A verdade é que a criação de dificuldades à obtenção de receitas próprias, que decorram da actividade de cada Partido, da generosidade, abnegação e participação dos seus militantes, atinge particularmente o PCP. Nomeadamente medidas como a limitação das receitas de actividades de angariação de fundos, que procuram empurrar para a ilegalidade as receitas que o PCP obtém nas muitas centenas de grandes e pequenas iniciativas que promove por todo o País não apenas em períodos eleitorais.
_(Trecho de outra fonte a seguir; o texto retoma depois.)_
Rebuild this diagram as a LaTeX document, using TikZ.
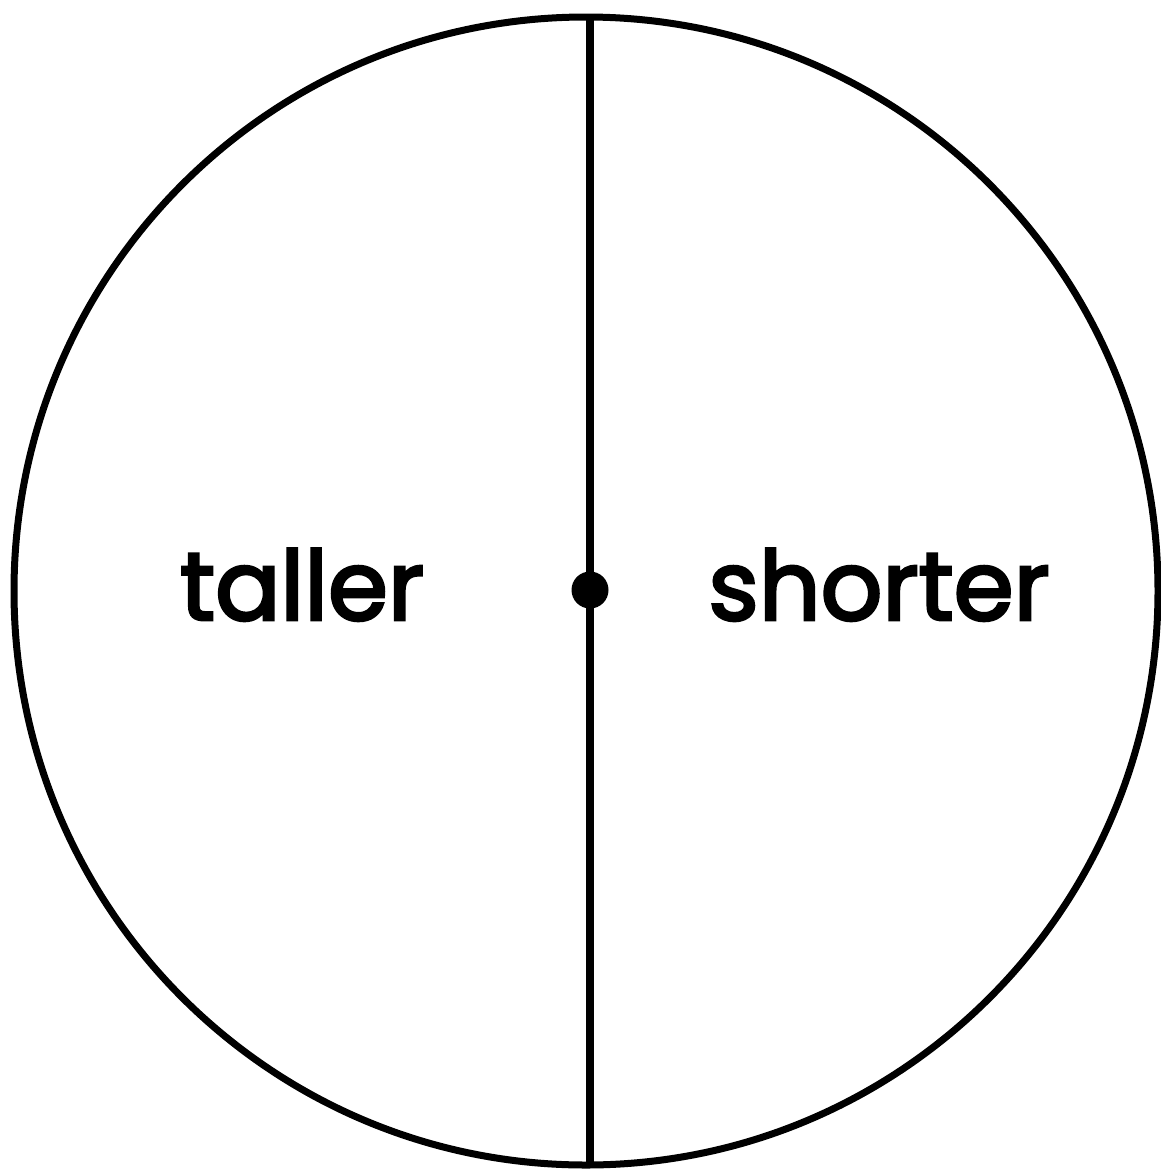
\documentclass[tikz,border=0pt]{standalone}
\usepackage{fontspec}
\setmainfont{Poppins}
\newfontfamily\labelfont[FakeBold=3]{Poppins}
\begin{document}
\begin{tikzpicture}[x=1bp,y=-1bp,
  outline/.style={line width=7bp,draw=black},
  label/.style={font=\labelfont\fontsize{97}{110}\selectfont,inner sep=0pt,anchor=base}]
\useasboundingbox (0,0) rectangle (1161,1169);
\draw[outline] (586,591) ellipse [x radius=572, y radius=574];
\coordinate (top) at (590,16);
\coordinate (bot) at (590,1166);
\draw[line width=8bp] (top) -- (bot);
\node[circle,fill=black,minimum size=37bp,inner sep=0pt] (dot) at (590,590) {};
\node[label] (taller) at (302,620) {taller};
\node[label] (shorter) at (879,620) {shorter};
\end{tikzpicture}
\end{document}
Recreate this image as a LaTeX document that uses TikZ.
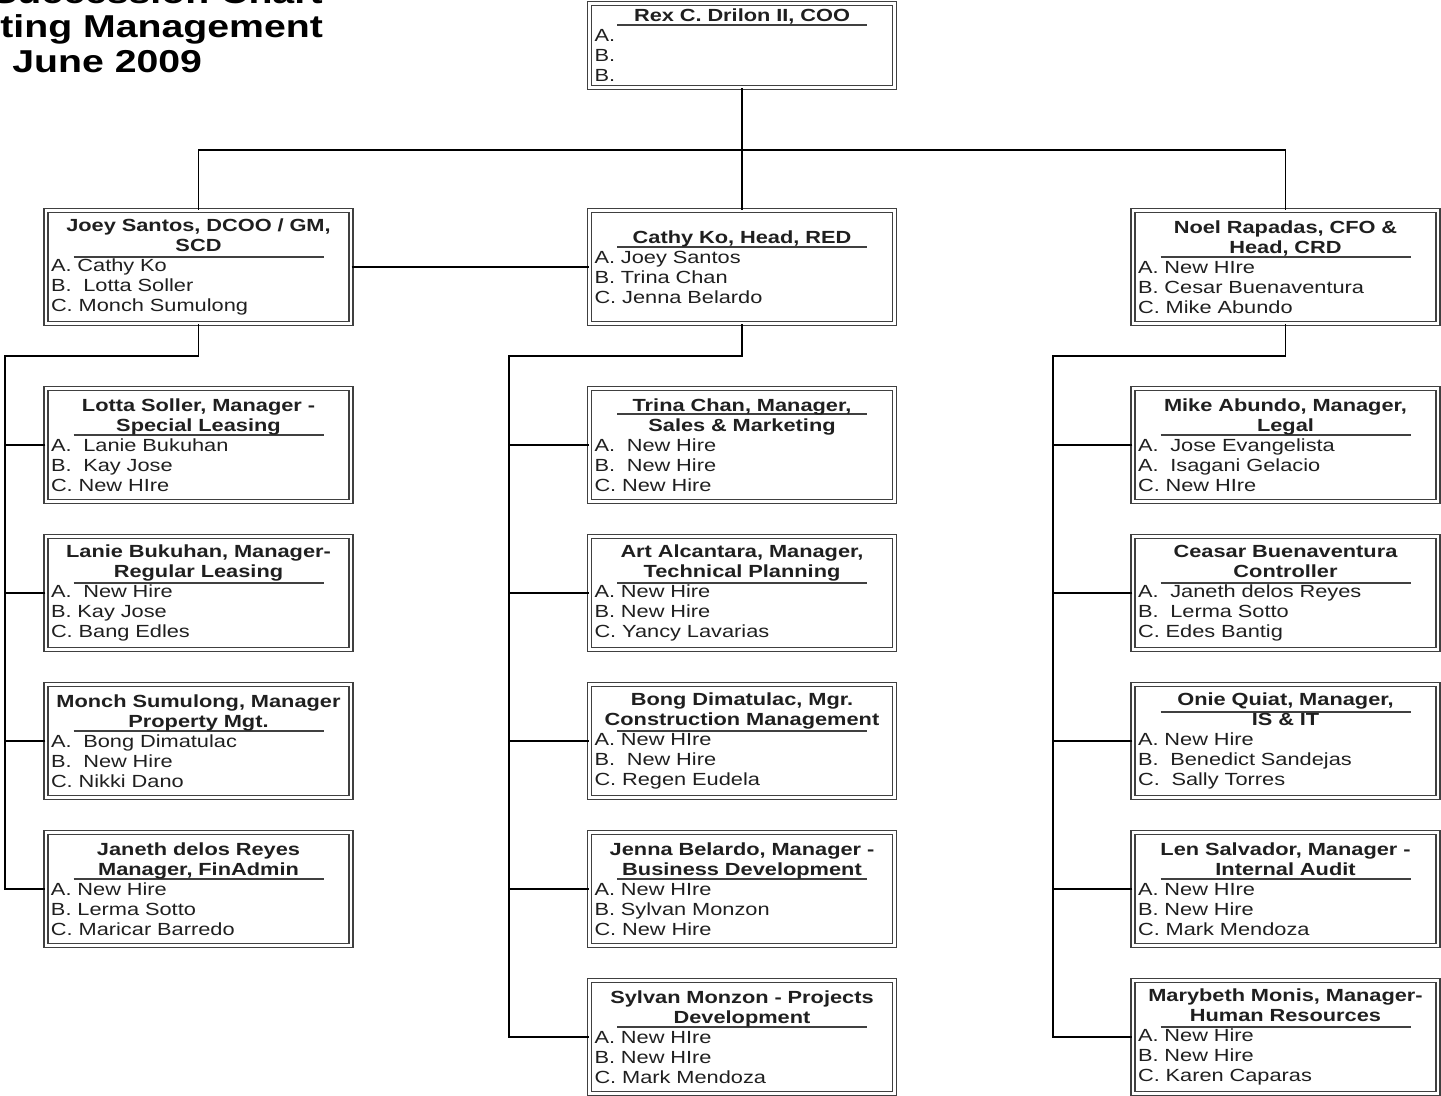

Ou, ainda, a limitação das receitas em numerário, pelas dificuldades que cria à recolha de pequenas contribuições e ao pagamento de pequenas quotas (tanto mais quando são conhecidas as limitações crescentes que os próprios bancos colocam a muitos trabalhadores e reformados de possuírem conta bancária e livros de cheques, devido aos seus saldos bancários).
O PCP sempre fez depender o seu financiamento das suas próprias forças, assim pretendendo que continue. É que a independência financeira do PCP é mais uma garantia da sua independência orgânica, política e ideológica. Essa é uma das razões por que, na actividade do partido, das suas organizações e militantes, a par da sua intervenção política, deve ser sempre colocada a preocupação com a recolha de fundos e o equilíbrio financeiro.
Pagar quotas, acompanhar e promover o seu pagamento, é um dever fundamental de cada militante do partido. Atenção deve ser dada também constantemente ao aumento do valor da quota, à recolha de contribuições extraordinárias, ao cumprimento dos compromissos dos eleitos, à promoção de iniciativas, políticas, culturais e de convívio, visando sempre o aumento da capacidade financeira do PCP. O apelo feito pelo Partido à contribuição com um dia de salário do 13.º mês de todos os militantes pode constituir um importante contributo nesse sentido.